Copy the lines of the data below exactly, starting at the first and stopping after the line that contains "iout_gain1 = [0.014e-5, 0.50e-5, 0.016e-5]"; include no pictures.

• _Source data_
※ ※ ※
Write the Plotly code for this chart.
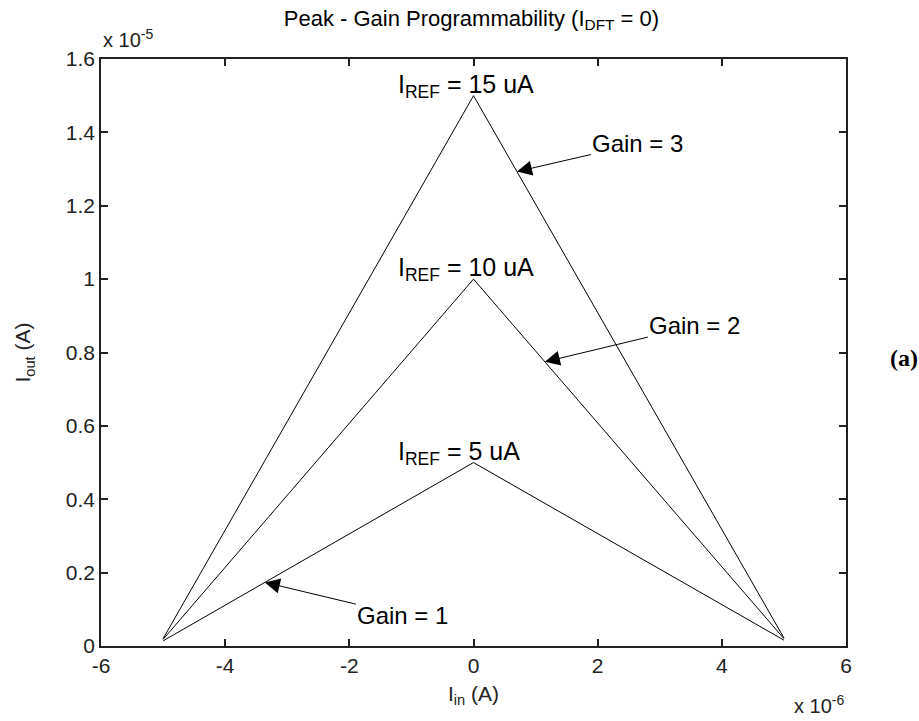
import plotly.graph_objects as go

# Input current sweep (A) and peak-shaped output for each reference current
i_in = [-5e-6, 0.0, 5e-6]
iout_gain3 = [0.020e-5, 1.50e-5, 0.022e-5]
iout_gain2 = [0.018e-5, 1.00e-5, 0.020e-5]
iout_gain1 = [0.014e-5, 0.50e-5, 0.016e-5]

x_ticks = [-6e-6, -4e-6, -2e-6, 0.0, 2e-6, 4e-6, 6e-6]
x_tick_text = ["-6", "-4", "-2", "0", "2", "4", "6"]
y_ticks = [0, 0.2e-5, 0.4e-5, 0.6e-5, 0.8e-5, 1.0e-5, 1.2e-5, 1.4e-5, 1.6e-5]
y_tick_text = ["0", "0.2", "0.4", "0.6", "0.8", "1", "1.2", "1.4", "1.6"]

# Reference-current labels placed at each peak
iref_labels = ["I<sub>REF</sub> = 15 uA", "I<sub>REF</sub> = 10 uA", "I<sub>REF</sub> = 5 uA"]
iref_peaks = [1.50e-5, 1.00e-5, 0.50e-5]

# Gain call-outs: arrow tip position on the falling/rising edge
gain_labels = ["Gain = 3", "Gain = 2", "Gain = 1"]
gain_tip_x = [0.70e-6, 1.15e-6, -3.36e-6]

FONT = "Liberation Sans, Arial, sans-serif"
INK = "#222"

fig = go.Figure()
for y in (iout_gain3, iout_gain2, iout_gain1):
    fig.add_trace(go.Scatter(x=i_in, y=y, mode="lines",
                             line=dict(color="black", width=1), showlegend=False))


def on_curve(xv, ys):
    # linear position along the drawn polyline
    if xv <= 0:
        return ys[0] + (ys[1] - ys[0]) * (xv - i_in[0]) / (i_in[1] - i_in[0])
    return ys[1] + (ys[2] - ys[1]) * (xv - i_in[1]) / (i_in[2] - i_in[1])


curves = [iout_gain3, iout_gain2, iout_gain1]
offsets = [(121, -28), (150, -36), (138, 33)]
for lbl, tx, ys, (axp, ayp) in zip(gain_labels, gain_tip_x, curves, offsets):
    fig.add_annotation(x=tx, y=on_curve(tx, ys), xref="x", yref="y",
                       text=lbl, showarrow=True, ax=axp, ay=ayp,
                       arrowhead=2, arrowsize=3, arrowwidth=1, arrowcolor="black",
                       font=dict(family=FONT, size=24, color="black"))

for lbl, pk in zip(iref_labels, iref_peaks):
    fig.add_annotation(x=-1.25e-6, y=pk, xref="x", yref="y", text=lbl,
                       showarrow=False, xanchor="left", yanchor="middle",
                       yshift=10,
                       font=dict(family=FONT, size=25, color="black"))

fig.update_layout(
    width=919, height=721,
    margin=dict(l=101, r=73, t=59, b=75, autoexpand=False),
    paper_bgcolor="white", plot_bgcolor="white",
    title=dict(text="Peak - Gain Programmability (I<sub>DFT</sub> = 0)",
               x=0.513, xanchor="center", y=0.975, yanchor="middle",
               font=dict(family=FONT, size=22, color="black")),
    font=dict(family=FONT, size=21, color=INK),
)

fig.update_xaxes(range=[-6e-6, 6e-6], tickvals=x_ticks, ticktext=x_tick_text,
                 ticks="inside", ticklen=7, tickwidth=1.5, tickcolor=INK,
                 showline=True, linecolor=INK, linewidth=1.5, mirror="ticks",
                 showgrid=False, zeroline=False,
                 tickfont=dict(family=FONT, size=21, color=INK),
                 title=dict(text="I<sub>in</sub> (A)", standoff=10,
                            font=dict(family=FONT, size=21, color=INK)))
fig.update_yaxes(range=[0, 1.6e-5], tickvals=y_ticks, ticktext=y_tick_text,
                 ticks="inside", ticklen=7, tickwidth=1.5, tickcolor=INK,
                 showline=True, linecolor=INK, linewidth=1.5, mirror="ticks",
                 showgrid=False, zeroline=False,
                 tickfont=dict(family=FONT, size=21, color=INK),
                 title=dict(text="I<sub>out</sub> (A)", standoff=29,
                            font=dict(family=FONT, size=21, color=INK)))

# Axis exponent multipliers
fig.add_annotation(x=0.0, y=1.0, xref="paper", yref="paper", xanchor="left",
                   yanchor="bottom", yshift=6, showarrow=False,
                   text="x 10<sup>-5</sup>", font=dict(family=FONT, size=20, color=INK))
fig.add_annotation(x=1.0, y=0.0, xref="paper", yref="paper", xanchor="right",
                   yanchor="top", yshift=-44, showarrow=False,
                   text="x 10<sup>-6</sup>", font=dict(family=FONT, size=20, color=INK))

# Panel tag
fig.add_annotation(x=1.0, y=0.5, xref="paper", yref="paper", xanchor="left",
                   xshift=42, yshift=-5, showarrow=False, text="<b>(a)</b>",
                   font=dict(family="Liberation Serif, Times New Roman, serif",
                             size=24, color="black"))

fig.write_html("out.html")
※ ※ ※
• _Expected answer_
Write the Plotly code for this chart.
import plotly.graph_objects as go

# Input current sweep (A) and peak-shaped output for each reference current
i_in = [-5e-6, 0.0, 5e-6]
iout_gain3 = [0.020e-5, 1.50e-5, 0.022e-5]
iout_gain2 = [0.018e-5, 1.00e-5, 0.020e-5]
iout_gain1 = [0.014e-5, 0.50e-5, 0.016e-5]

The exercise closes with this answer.